Resistance of The Jemez Nation

Their ancestors migrated to the Canon de San Diego region they still live in today in the thirteenth century. Once there, they built stone fortresses up to four stories high, some with as many as three thousand rooms. To provide for the nearly 30,000 people who called the Jemez Nation home, there were smaller base camps that connected the people to the large pueblos. Jemez people were known as runners, and today tribal members still take records in track and field events. In their new homeland, they would become one of the largest and strongest societies in the Puebloan culture. And they would resist those who sought to conquer them for many years and at great cost. That resistance is reflected in the pottery produced by Jemez artists today.

A heritage of resisting the potential exploitation of outsiders has long been a part of Jemez society. Their language is Towa, and they are the only ones in the Pueblo world who speak that language. To preserve it, they have forbidden their words to be translated into writing, leaving it only to be spoken instead. With the arrival and integration of Towa speaking people from the Pueblo of Pecos in 1838, the language was consolidated into one group. This consolidation was cemented in the eyes of the US government in 1936 when Congress recognized the people of Pecos and the Jemez Nation as one group.

It was contact with the Spanish beginning in 1541 which ignited the greatest resistance from the people of Jemez. Over the next eighty years, they would fight the conquerors attempts to Christianize them and to force them into smaller villages. With the great Pueblo Revolt in 1680, it seemed that the Jemez and the other pueblos had driven off the Spanish.
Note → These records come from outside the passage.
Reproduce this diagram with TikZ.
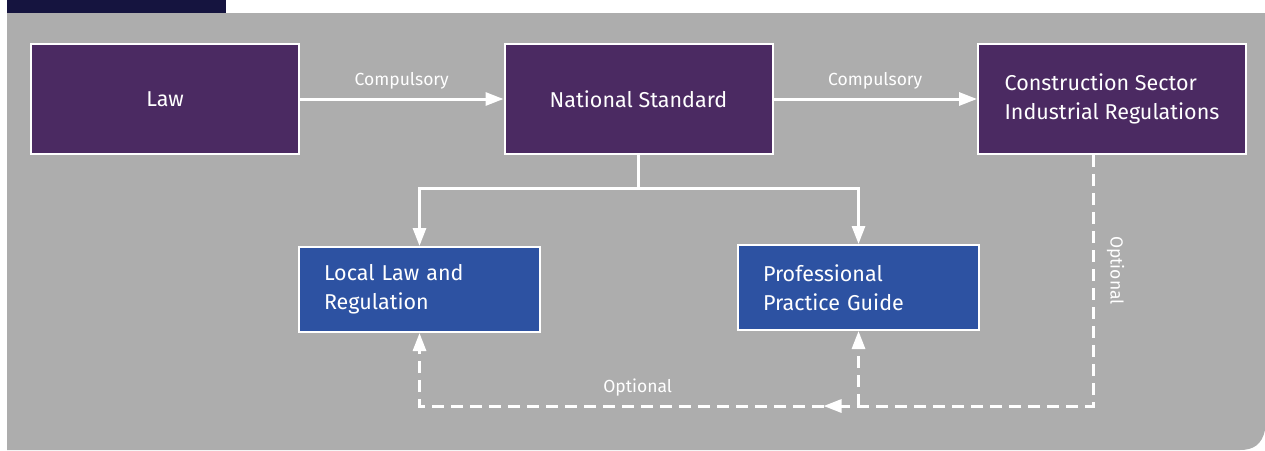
\documentclass[tikz,border=0pt]{standalone}
\usepackage{fontspec}
\setmainfont{Fira Sans}
\usetikzlibrary{arrows.meta}

\definecolor{panelgray}{HTML}{ADADAD}
\definecolor{tabnavy}{HTML}{15143F}
\definecolor{lawpurple}{HTML}{4B2A62}
\definecolor{localblue}{HTML}{2D52A2}

\begin{document}
\begin{tikzpicture}[x=1pt, y=-1pt, node distance=473.5pt,
		law/.style={draw=white, line width=2pt, fill=lawpurple, text=white,
				minimum width=268pt, minimum height=110pt, align=left,
				font=\fontsize{21.5}{29}\selectfont},
		guide/.style={draw=white, line width=2pt, fill=localblue, text=white,
				text width=191pt, inner xsep=25pt, minimum height=85pt, align=left,
				font=\fontsize{21.5}{29}\selectfont},
		link/.style={white, line width=3pt},
		tipped/.style={-{Triangle[length=18pt, width=13pt]}},
		opt/.style={link, dash pattern=on 12pt off 7pt},
		lbl/.style={text=white, font=\fontsize{17.5}{20}\selectfont, above=5pt}]
	\useasboundingbox (0,0) rectangle (1265,450);
	\fill[panelgray] (7,13) -- (1265,13) -- (1265,430) .. controls (1262,444)
		and (1254,450) .. (1240,450) -- (7,450) -- cycle;
	\fill[tabnavy] (7,0) rectangle (226,13);

	\node[law] (law) at (165,99) {Law};
	\node[law, right of=law] (nat) {National Standard};
	\node[law, right of=nat] (cons) {Construction Sector\\Industrial Regulations};
	\node[guide] (local) at (419.5,289.5) {Local Law and\\Regulation};
	\node[guide] (prac) at (858.5,287.5) {Professional\\Practice Guide};

	\draw[link, tipped] (law) -- node[lbl] {Compulsory} (nat);
	\draw[link, tipped] (nat) -- node[lbl] {Compulsory} (cons);

	\draw[link] (nat.south) -- ++(0,33) coordinate (split);
	\draw[link, tipped] (split) -| (local.north);
	\draw[link, tipped] (split) -| (prac.north);

	\coordinate (base) at (0,406);
	\coordinate (meet) at ([xshift=-35pt]prac.south |- base);
	\draw[opt, tipped] ([xshift=-19pt]cons.south) |- node[lbl, pos=0.23,
		sloped, above=4pt] {Optional} (meet);
	\draw[opt, tipped] (meet) -- node[lbl, pos=0.46] {Optional}
		(local.south |- base) -- (local.south);
	\draw[opt, tipped] (prac.south |- base) -- (prac.south);
\end{tikzpicture}
\end{document}
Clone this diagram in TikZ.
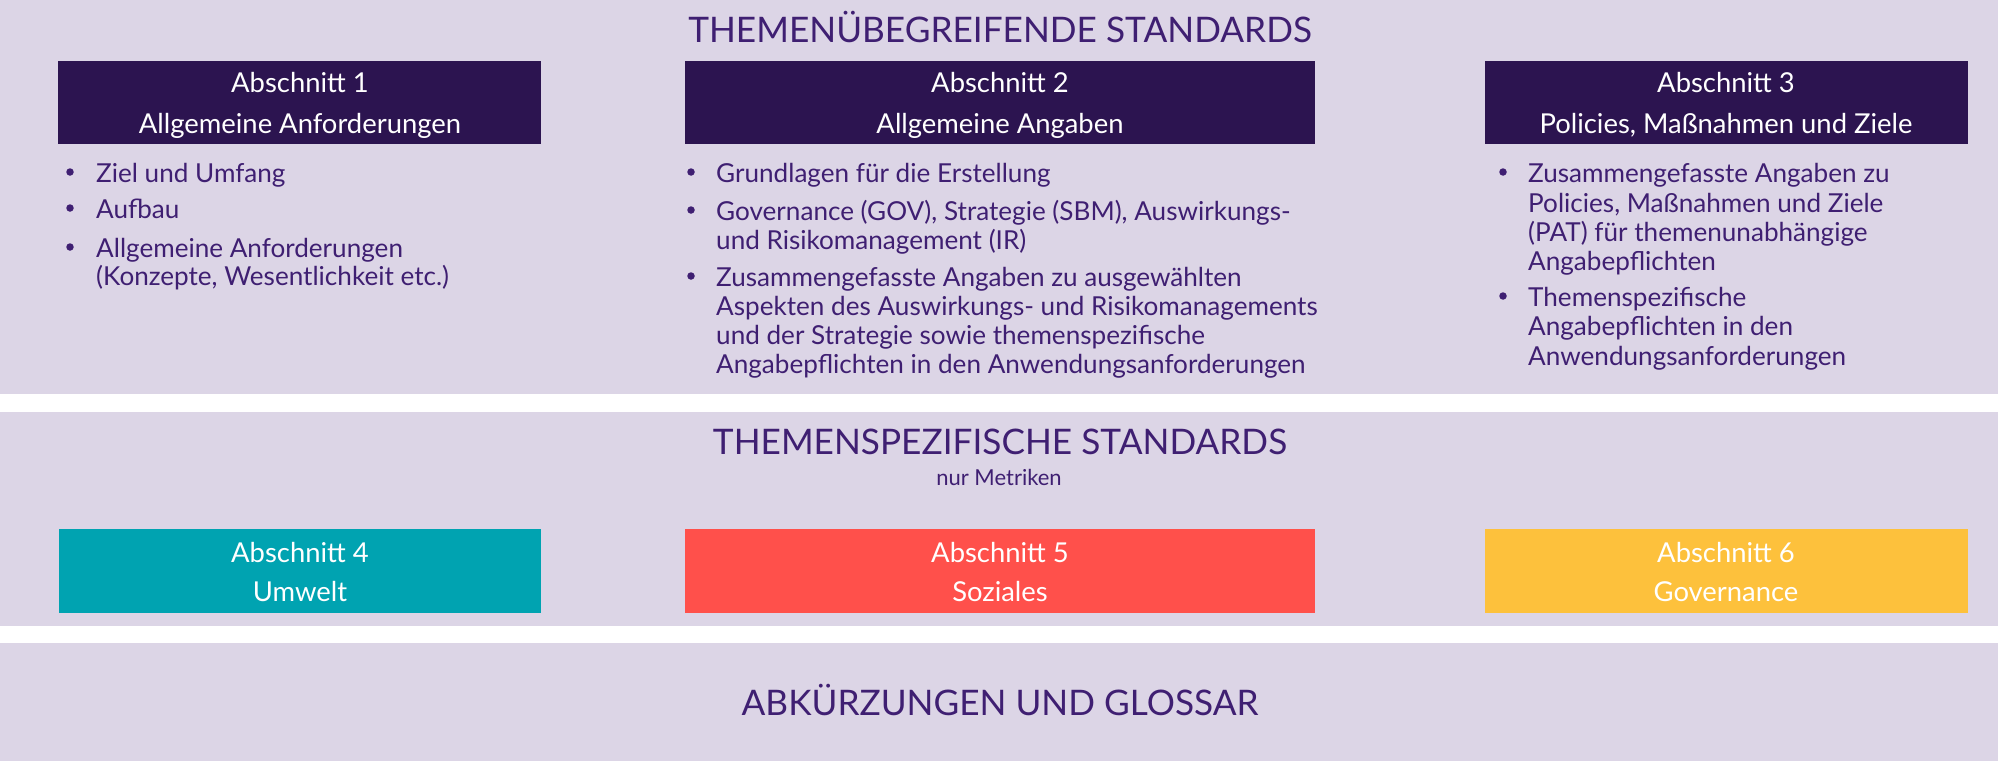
\documentclass[tikz,border=0pt]{standalone}
\usepackage{fontspec}
\setmainfont{Lato}
\definecolor{panelc}{HTML}{DCD5E6}
\definecolor{darkc}{HTML}{2C1450}
\definecolor{txtc}{HTML}{3F1F72}
\definecolor{tealc}{HTML}{00A3B1}
\definecolor{redc}{HTML}{FF504B}
\definecolor{yellowc}{HTML}{FDC13C}
\begin{document}
\begin{tikzpicture}[x=1pt,y=-1pt,
  htext/.style={text=white,font=\fontsize{27.4}{30}\selectfont,inner sep=0pt,anchor=base},
  body/.style={text=txtc,font=\fontsize{26.1}{29}\selectfont,inner sep=0pt,anchor=base west},
  bdot/.style={circle,fill=txtc,inner sep=0pt,minimum size=7.5pt},
  ttl/.style={text=txtc,font=\fontsize{35.2}{40}\selectfont,inner sep=0pt,anchor=base},
  small/.style={text=txtc,font=\fontsize{22}{25}\selectfont,inner sep=0pt,anchor=base}]
\useasboundingbox (0,0) rectangle (2000,763);
\fill[white] (0,0) rectangle (2000,763);
% panels
\fill[panelc] (0,0) rectangle (1998,394);
\fill[panelc] (0,412) rectangle (1998,626);
\fill[panelc] (0,643) rectangle (1998,761);
% header boxes
\fill[darkc] (58,61) rectangle (541,144);
\fill[darkc] (685,61) rectangle (1315,144);
\fill[darkc] (1485,61) rectangle (1968,144);
% metric boxes
\fill[tealc] (59,529) rectangle (541,613);
\fill[redc] (685,529) rectangle (1315,613);
\fill[yellowc] (1485,529) rectangle (1968,613);
% titles
\node[ttl] (t1) at (1000,42) {THEMENÜBEGREIFENDE STANDARDS};
\node[ttl] (t2) at (1000,454) {THEMENSPEZIFISCHE STANDARDS};
\node[small] (t2s) at (999,485) {nur Metriken};
\node[ttl] (t3) at (1000,715) {ABKÜRZUNGEN UND GLOSSAR};
% header texts
\node[htext] (h1a) at (300,92) {Abschnitt 1};
\node[htext] (h1b) at (300,133) {Allgemeine Anforderungen};
\node[htext] (h2a) at (1000,92) {Abschnitt 2};
\node[htext] (h2b) at (1000,133) {Allgemeine Angaben};
\node[htext] (h3a) at (1726,92) {Abschnitt 3};
\node[htext] (h3b) at (1726,133) {Policies, Maßnahmen und Ziele};
\node[htext] (h4a) at (300,562) {Abschnitt 4};
\node[htext] (h4b) at (300,601) {Umwelt};
\node[htext] (h5a) at (1000,562) {Abschnitt 5};
\node[htext] (h5b) at (1000,601) {Soziales};
\node[htext] (h6a) at (1726,562) {Abschnitt 6};
\node[htext] (h6b) at (1726,601) {Governance};
% column 1
\node[bdot] (d1a) at (70,172) {};
\node[body] (l1a) at (96,182) {Ziel und Umfang};
\node[bdot] (d1b) at (70,208) {};
\node[body] (l1b) at (96,218) {Aufbau};
\node[bdot] (d1c) at (70,247) {};
\node[body] (l1c) at (96,257) {Allgemeine Anforderungen};
\node[body] (l1d) at (96,285) {(Konzepte, Wesentlichkeit etc.)};
% column 2
\node[bdot] (d2a) at (691,172) {};
\node[body] (l2a) at (716,182) {Grundlagen für die Erstellung};
\node[bdot] (d2b) at (691,210) {};
\node[body] (l2b) at (716,220) {Governance (GOV), Strategie (SBM), Auswirkungs-};
\node[body] (l2c) at (716,249) {und Risikomanagement (IR)};
\node[bdot] (d2c) at (691,276) {};
\node[body] (l2d) at (716,286) {Zusammengefasste Angaben zu ausgewählten};
\node[body] (l2e) at (716,315) {Aspekten des Auswirkungs- und Risikomanagements};
\node[body] (l2f) at (716,344) {und der Strategie sowie themenspezifische};
\node[body] (l2g) at (716,373) {Angabepflichten in den Anwendungsanforderungen};
% column 3
\node[bdot] (d3a) at (1503,172) {};
\node[body] (l3a) at (1528,182) {Zusammengefasste Angaben zu};
\node[body] (l3b) at (1528,212) {Policies, Maßnahmen und Ziele};
\node[body] (l3c) at (1528,241) {(PAT) für themenunabhängige};
\node[body] (l3d) at (1528,270) {Angabepflichten};
\node[bdot] (d3b) at (1503,296) {};
\node[body] (l3e) at (1528,306) {Themenspezifische};
\node[body] (l3f) at (1528,335) {Angabepflichten in den};
\node[body] (l3g) at (1528,365) {Anwendungsanforderungen};
\end{tikzpicture}
\end{document}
That freedom was not to be, however, and by 1696 the Spanish had returned and forced the Jemez to submit to them. The people were driven to live in a smaller area, centered around their village of Walatowa, where they reside still today. Their resistance did not end there, however, and it was through their art that they found a way to deny their conquerors the beauty of their culture.

One of the art forms Jemez artists were skilled at was pottery. The pueblo was known for a unique and beautiful style that was called Jemez Black-on-White. Sometime in the beginning or middle of the eighteenth century, the production of this style of pottery ceased. Oral tradition says that this was due to Jemez potters shattering hundreds of their pots to prevent the Spanish from gaining access to them. Their resistance to Spanish exploitation of their pottery art was completed when they never returned to creating the unique style. Instead they relied on pottery from other pueblos for use in their village.

Today, Jemez potters have begun a new style of pottery. It incorporates some of the designs from their neighboring pueblos, especially the Pueblo of Zia. They have added their own distinct elements to the designs and once again are creating the beautiful pottery they used to be known for. Their strength, and their resistance to those who would use and absorb their culture, remains strong and the village of Walatowa continues to thrive today.